BEGIN Source excerpt

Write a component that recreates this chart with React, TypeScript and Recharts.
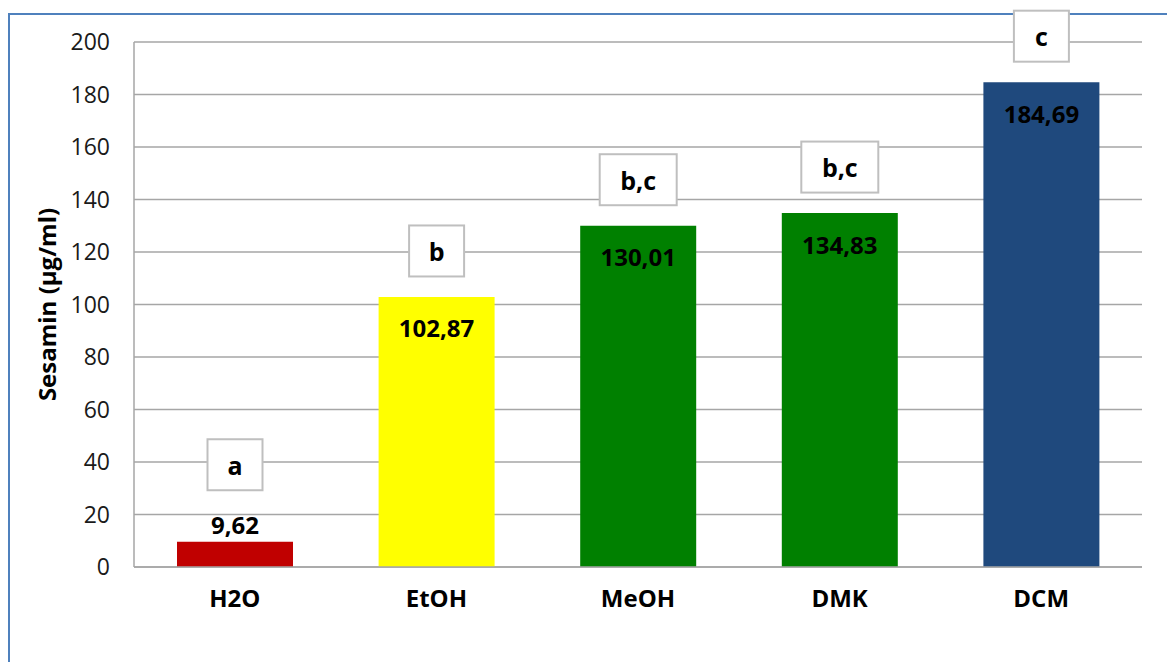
import { BarChart, Bar, XAxis, YAxis, CartesianGrid, Cell, LabelList } from "recharts";

/* ── Data ─────────────────────────────────────────────────────────────── */
const solvents = ["H2O", "EtOH", "MeOH", "DMK", "DCM"];
const sesamin = [9.62, 102.87, 130.01, 134.83, 184.69];
const groups = ["a", "b", "b,c", "b,c", "c"];
const barColors = ["#c00000", "#ffff00", "#008000", "#008000", "#1f497d"];
const yTicks = [0, 20, 40, 60, 80, 100, 120, 140, 160, 180, 200];

const data = solvents.map((s, i) => ({ name: s, value: sesamin[i], group: groups[i] }));

const font = "'Open Sans', Lato, sans-serif";
const fmt = (v: number) => v.toFixed(2).replace(".", ",");

function ValueLabel({ x, y, width, height, value }: any) {
  const outside = height < 40;
  return (
    <text
      x={x + width / 2}
      y={outside ? y - 17 : y + 31}
      textAnchor="middle"
      dominantBaseline="central"
      fontFamily={font}
      fontWeight={700}
      fontSize={24}
      fill="#000"
    >
      {fmt(value)}
    </text>
  );
}

function GroupLabel({ x, y, width, height, value }: any) {
  const txt = String(value);
  const w = 44 + 11 * txt.length;
  const h = 51;
  const cy = height < 40 ? y - 77 : y - 46;
  const cx = x + width / 2;
  return (
    <g>
      <rect x={cx - w / 2} y={cy - h / 2} width={w} height={h} fill="#fff" stroke="#bfbfbf" strokeWidth={2} />
      <text
        x={cx}
        y={cy}
        textAnchor="middle"
        dominantBaseline="central"
        fontFamily={font}
        fontWeight={700}
        fontSize={25}
        fill="#000"
      >
        {txt}
      </text>
    </g>
  );
}

function AxisTitle({ viewBox }: any) {
  const cx = 46;
  const cy = viewBox.y + viewBox.height / 2;
  return (
    <text
      x={cx}
      y={cy}
      transform={`rotate(-90 ${cx} ${cy})`}
      textAnchor="middle"
      dominantBaseline="central"
      fontFamily={font}
      fontWeight={700}
      fontSize={24}
      fill="#000"
    >
      Sesamin (µg/ml)
    </text>
  );
}

export default function App() {
  return (
    <div style={{ position: "absolute", left: 0, top: 0, width: 1167, height: 662, background: "#fff", overflow: "hidden" }}>
      <div
        style={{
          position: "absolute", left: 8, top: 13, width: 1200, height: 700,
          borderLeft: "2px solid #4f81bd", borderTop: "2px solid #4f81bd",
        }}
      />
      <div style={{ position: "absolute", left: 0, top: 0 }}>
        <BarChart
          width={1167}
          height={662}
          data={data}
          margin={{ top: 42, right: 25, bottom: 35, left: 0 }}
          barSize={116}
        >
          <CartesianGrid vertical={false} stroke="#a6a6a6" strokeWidth={1.5} />
          <XAxis
            dataKey="name"
            height={60}
            tickSize={0}
            tickMargin={23}
            axisLine={{ stroke: "#a6a6a6", strokeWidth: 1.5 }}
            tick={{ fontFamily: font, fontWeight: 700, fontSize: 24, fill: "#000" }}
          />
          <YAxis
            width={134}
            domain={[0, 200]}
            ticks={yTicks}
            interval={0}
            tickSize={0}
            tickMargin={24}
            axisLine={{ stroke: "#a6a6a6", strokeWidth: 1.5 }}
            tick={{ fontFamily: font, fontSize: 23, fill: "#1a1a1a" }}
            label={<AxisTitle />}
          />
          <Bar dataKey="value" isAnimationActive={false}>
            {data.map((d, i) => (
              <Cell key={d.name} fill={barColors[i]} />
            ))}
            <LabelList dataKey="value" content={<ValueLabel />} />
            <LabelList dataKey="group" content={<GroupLabel />} />
          </Bar>
        </BarChart>
      </div>
    </div>
  );
}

END Source excerpt

Direction:
Up to and including the line with "CartesianGrid, Cell, LabelList", copy the data above from its first line. Skip pictures.

Task result:
Write a component that recreates this chart with React, TypeScript and Recharts.
import { BarChart, Bar, XAxis, YAxis, CartesianGrid, Cell, LabelList } from "recharts";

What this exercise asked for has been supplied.